-- Job --
Reproduce the listing below character for character; drop every image.

==========

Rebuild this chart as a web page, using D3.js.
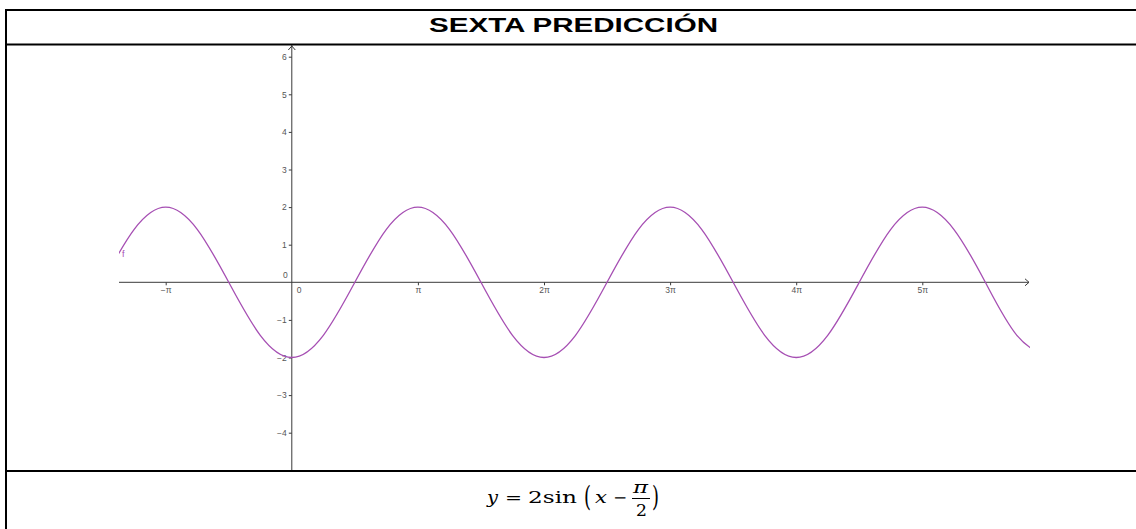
<!DOCTYPE html>
<html>
<head>
<meta charset="utf-8">
<script src="https://cdn.jsdelivr.net/npm/d3@7"></script>
<style>
  html, body { margin: 0; padding: 0; background: #fff; }
  svg { display: block; }
</style>
</head>
<body>
<script>
// values (x in multiples of pi)
const title = "SEXTA PREDICCIÓN";
const curveName = "f";
const xPi = [-1.5, -1.25, -1, -0.75, -0.5, -0.25, 0, 0.25, 0.5, 0.75, 1, 1.25, 1.5, 1.75, 2, 2.25, 2.5, 2.75,
             3, 3.25, 3.5, 3.75, 4, 4.25, 4.5, 4.75, 5, 5.25, 5.5, 5.75, 6];
const yVals = [0, 1.41, 2, 1.41, 0, -1.41, -2, -1.41, 0, 1.41, 2, 1.41, 0, -1.41, -2, -1.41, 0, 1.41,
               2, 1.41, 0, -1.41, -2, -1.41, 0, 1.41, 2, 1.41, 0, -1.41, -2];
const xTicksPi = [-1, 1, 2, 3, 4, 5];
const xTickLabels = ["−π", "π", "2π", "3π", "4π", "5π"];
const yTicks = [-4, -3, -2, -1, 1, 2, 3, 4, 5, 6];

const W = 1136, H = 529;
const curveColor = "#a64fb3";
const axisColor = "#3a3a3a";
const labelColor = "#555";
const sans = "Arial, 'Liberation Sans', sans-serif";

const svg = d3.select("body").append("svg").attr("width", W).attr("height", H);

// graphics view (inside the table cell)
const view = { left: 119, right: 1030, top: 45, bottom: 470 };
const x = d3.scaleLinear().domain([-1, 5]).range([165.7, 922.3]);
const y = d3.scaleLinear().domain([0, 6]).range([282.3, 56.7]);

svg.append("clipPath").attr("id", "view")
  .append("rect")
  .attr("x", view.left).attr("y", view.top)
  .attr("width", view.right - view.left).attr("height", view.bottom - view.top);

// axes lines
svg.append("line")
  .attr("x1", view.left).attr("x2", view.right - 1)
  .attr("y1", y(0)).attr("y2", y(0))
  .attr("stroke", axisColor).attr("stroke-width", 1);
svg.append("line")
  .attr("x1", x(0)).attr("x2", x(0))
  .attr("y1", view.top).attr("y2", view.bottom)
  .attr("stroke", axisColor).attr("stroke-width", 1);

// arrow heads
svg.append("path")
  .attr("d", `M${view.right - 5},${y(0) - 3.5}L${view.right - 1},${y(0)}L${view.right - 5},${y(0) + 3.5}`)
  .attr("fill", "none").attr("stroke", axisColor).attr("stroke-width", 1);
svg.append("path")
  .attr("d", `M${x(0) - 3.5},${view.top + 5}L${x(0)},${view.top + 1}L${x(0) + 3.5},${view.top + 5}`)
  .attr("fill", "none").attr("stroke", axisColor).attr("stroke-width", 1);

// x axis ticks + labels
const xAxis = d3.axisBottom(x)
  .tickValues(xTicksPi)
  .tickFormat((d, i) => xTickLabels[i])
  .tickSizeInner(3).tickSizeOuter(0).tickPadding(2);
const gx = svg.append("g").attr("transform", `translate(0,${y(0)})`).call(xAxis);
gx.select(".domain").remove();
gx.selectAll("line").attr("stroke", axisColor);
gx.selectAll("text").attr("fill", labelColor)
  .style("font-family", sans).style("font-size", "8.5px");

// y axis ticks + labels
const yAxis = d3.axisLeft(y)
  .tickValues(yTicks)
  .tickFormat(d => d < 0 ? "−" + Math.abs(d) : d)
  .tickSizeInner(3).tickSizeOuter(0).tickPadding(2);
const gy = svg.append("g").attr("transform", `translate(${x(0)},0)`).call(yAxis);
gy.select(".domain").remove();
gy.selectAll("line").attr("stroke", axisColor);
gy.selectAll("text").attr("fill", labelColor)
  .style("font-family", sans).style("font-size", "8.5px");

// origin labels
svg.append("text").attr("x", x(0) - 4).attr("y", y(0) - 4)
  .attr("text-anchor", "end").attr("fill", labelColor)
  .style("font-family", sans).style("font-size", "8.5px").text("0");
svg.append("text").attr("x", x(0) + 5).attr("y", y(0) + 11)
  .attr("fill", labelColor)
  .style("font-family", sans).style("font-size", "8.5px").text("0");

// the curve
const pts = xPi.map((d, i) => [d, yVals[i]]);
const line = d3.line().x(d => x(d[0])).y(d => y(d[1])).curve(d3.curveNatural);
svg.append("path")
  .datum(pts)
  .attr("clip-path", "url(#view)")
  .attr("d", line)
  .attr("fill", "none").attr("stroke", curveColor).attr("stroke-width", 1.3);

svg.append("text").attr("x", view.left + 3).attr("y", 257)
  .attr("fill", curveColor)
  .style("font-family", sans).style("font-size", "9px").text(curveName);

// table borders
const border = (x1, y1, x2, y2) => svg.append("line")
  .attr("x1", x1).attr("y1", y1).attr("x2", x2).attr("y2", y2)
  .attr("stroke", "#000").attr("stroke-width", 2);
border(5, 10, W, 10);
border(5, 44.5, W, 44.5);
border(5, 471, W, 471);
border(6, 9, 6, H);

// title (the picture is stretched sideways, so force its width)
svg.append("text")
  .attr("x", 429).attr("y", 32)
  .attr("textLength", 289).attr("lengthAdjust", "spacingAndGlyphs")
  .style("font-family", sans)
  .style("font-weight", "bold").style("font-size", "20px")
  .text(title);

// formula  y = 2sin(x − π/2)
const fm = svg.append("g").style("font-family", "'DejaVu Serif', 'Liberation Serif', serif").attr("fill", "#000");
const base = 503;
const piece = (txt, x0, w, yb, size, italic) => fm.append("text")
  .attr("x", x0).attr("y", yb)
  .attr("textLength", w).attr("lengthAdjust", "spacingAndGlyphs")
  .style("font-size", size + "px").style("font-style", italic ? "italic" : "normal")
  .text(txt);
piece("y", 487, 11, base, 16, true);
piece("=", 505, 17, base, 16, false);
piece("2sin", 528, 49, base, 16, false);
piece("(", 584, 7, 506, 28, false);
piece("x", 595, 12, base, 16, true);
piece("−", 613, 14, base, 16, false);
piece("π", 633, 15, 493, 16, true);
fm.append("line").attr("x1", 632).attr("x2", 650).attr("y1", 498.5).attr("y2", 498.5).attr("stroke", "#000").attr("stroke-width", 1);
piece("2", 636, 11, 516, 16, false);
piece(")", 652, 7, 506, 28, false);
</script>
</body>
</html>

==========

-- Reply --
Rebuild this chart as a web page, using D3.js.
<!DOCTYPE html>
<html>
<head>
<meta charset="utf-8">
<script src="https://cdn.jsdelivr.net/npm/d3@7"></script>
<style>
  html, body { margin: 0; padding: 0; background: #fff; }
  svg { display: block; }
</style>
</head>
<body>
<script>
// values (x in multiples of pi)
const title = "SEXTA PREDICCIÓN";
const curveName = "f";
const xPi = [-1.5, -1.25, -1, -0.75, -0.5, -0.25, 0, 0.25, 0.5, 0.75, 1, 1.25, 1.5, 1.75, 2, 2.25, 2.5, 2.75,
             3, 3.25, 3.5, 3.75, 4, 4.25, 4.5, 4.75, 5, 5.25, 5.5, 5.75, 6];
const yVals = [0, 1.41, 2, 1.41, 0, -1.41, -2, -1.41, 0, 1.41, 2, 1.41, 0, -1.41, -2, -1.41, 0, 1.41,
               2, 1.41, 0, -1.41, -2, -1.41, 0, 1.41, 2, 1.41, 0, -1.41, -2];
const xTicksPi = [-1, 1, 2, 3, 4, 5];
const xTickLabels = ["−π", "π", "2π", "3π", "4π", "5π"];
const yTicks = [-4, -3, -2, -1, 1, 2, 3, 4, 5, 6];

const W = 1136, H = 529;
const curveColor = "#a64fb3";
const axisColor = "#3a3a3a";
const labelColor = "#555";
const sans = "Arial, 'Liberation Sans', sans-serif";

const svg = d3.select("body").append("svg").attr("width", W).attr("height", H);

// graphics view (inside the table cell)
const view = { left: 119, right: 1030, top: 45, bottom: 470 };
const x = d3.scaleLinear().domain([-1, 5]).range([165.7, 922.3]);
const y = d3.scaleLinear().domain([0, 6]).range([282.3, 56.7]);

svg.append("clipPath").attr("id", "view")
  .append("rect")
  .attr("x", view.left).attr("y", view.top)
  .attr("width", view.right - view.left).attr("height", view.bottom - view.top);

// axes lines
svg.append("line")
  .attr("x1", view.left).attr("x2", view.right - 1)
  .attr("y1", y(0)).attr("y2", y(0))
  .attr("stroke", axisColor).attr("stroke-width", 1);
svg.append("line")
  .attr("x1", x(0)).attr("x2", x(0))
  .attr("y1", view.top).attr("y2", view.bottom)
  .attr("stroke", axisColor).attr("stroke-width", 1);

// arrow heads
svg.append("path")
  .attr("d", `M${view.right - 5},${y(0) - 3.5}L${view.right - 1},${y(0)}L${view.right - 5},${y(0) + 3.5}`)
  .attr("fill", "none").attr("stroke", axisColor).attr("stroke-width", 1);
svg.append("path")
  .attr("d", `M${x(0) - 3.5},${view.top + 5}L${x(0)},${view.top + 1}L${x(0) + 3.5},${view.top + 5}`)
  .attr("fill", "none").attr("stroke", axisColor).attr("stroke-width", 1);

// x axis ticks + labels
const xAxis = d3.axisBottom(x)
  .tickValues(xTicksPi)
  .tickFormat((d, i) => xTickLabels[i])
  .tickSizeInner(3).tickSizeOuter(0).tickPadding(2);
const gx = svg.append("g").attr("transform", `translate(0,${y(0)})`).call(xAxis);
gx.select(".domain").remove();
gx.selectAll("line").attr("stroke", axisColor);
gx.selectAll("text").attr("fill", labelColor)
  .style("font-family", sans).style("font-size", "8.5px");

// y axis ticks + labels
const yAxis = d3.axisLeft(y)
  .tickValues(yTicks)
  .tickFormat(d => d < 0 ? "−" + Math.abs(d) : d)
  .tickSizeInner(3).tickSizeOuter(0).tickPadding(2);
const gy = svg.append("g").attr("transform", `translate(${x(0)},0)`).call(yAxis);
gy.select(".domain").remove();
gy.selectAll("line").attr("stroke", axisColor);
gy.selectAll("text").attr("fill", labelColor)
  .style("font-family", sans).style("font-size", "8.5px");

// origin labels
svg.append("text").attr("x", x(0) - 4).attr("y", y(0) - 4)
  .attr("text-anchor", "end").attr("fill", labelColor)
  .style("font-family", sans).style("font-size", "8.5px").text("0");
svg.append("text").attr("x", x(0) + 5).attr("y", y(0) + 11)
  .attr("fill", labelColor)
  .style("font-family", sans).style("font-size", "8.5px").text("0");

// the curve
const pts = xPi.map((d, i) => [d, yVals[i]]);
const line = d3.line().x(d => x(d[0])).y(d => y(d[1])).curve(d3.curveNatural);
svg.append("path")
  .datum(pts)
  .attr("clip-path", "url(#view)")
  .attr("d", line)
  .attr("fill", "none").attr("stroke", curveColor).attr("stroke-width", 1.3);

svg.append("text").attr("x", view.left + 3).attr("y", 257)
  .attr("fill", curveColor)
  .style("font-family", sans).style("font-size", "9px").text(curveName);

// table borders
const border = (x1, y1, x2, y2) => svg.append("line")
  .attr("x1", x1).attr("y1", y1).attr("x2", x2).attr("y2", y2)
  .attr("stroke", "#000").attr("stroke-width", 2);
border(5, 10, W, 10);
border(5, 44.5, W, 44.5);
border(5, 471, W, 471);
border(6, 9, 6, H);

// title (the picture is stretched sideways, so force its width)
svg.append("text")
  .attr("x", 429).attr("y", 32)
  .attr("textLength", 289).attr("lengthAdjust", "spacingAndGlyphs")
  .style("font-family", sans)
  .style("font-weight", "bold").style("font-size", "20px")
  .text(title);

// formula  y = 2sin(x − π/2)
const fm = svg.append("g").style("font-family", "'DejaVu Serif', 'Liberation Serif', serif").attr("fill", "#000");
const base = 503;
const piece = (txt, x0, w, yb, size, italic) => fm.append("text")
  .attr("x", x0).attr("y", yb)
  .attr("textLength", w).attr("lengthAdjust", "spacingAndGlyphs")
  .style("font-size", size + "px").style("font-style", italic ? "italic" : "normal")
  .text(txt);
piece("y", 487, 11, base, 16, true);
piece("=", 505, 17, base, 16, false);
piece("2sin", 528, 49, base, 16, false);
piece("(", 584, 7, 506, 28, false);
piece("x", 595, 12, base, 16, true);
piece("−", 613, 14, base, 16, false);
piece("π", 633, 15, 493, 16, true);
fm.append("line").attr("x1", 632).attr("x2", 650).attr("y1", 498.5).attr("y2", 498.5).attr("stroke", "#000").attr("stroke-width", 1);
piece("2", 636, 11, 516, 16, false);
piece(")", 652, 7, 506, 28, false);
</script>
</body>
</html>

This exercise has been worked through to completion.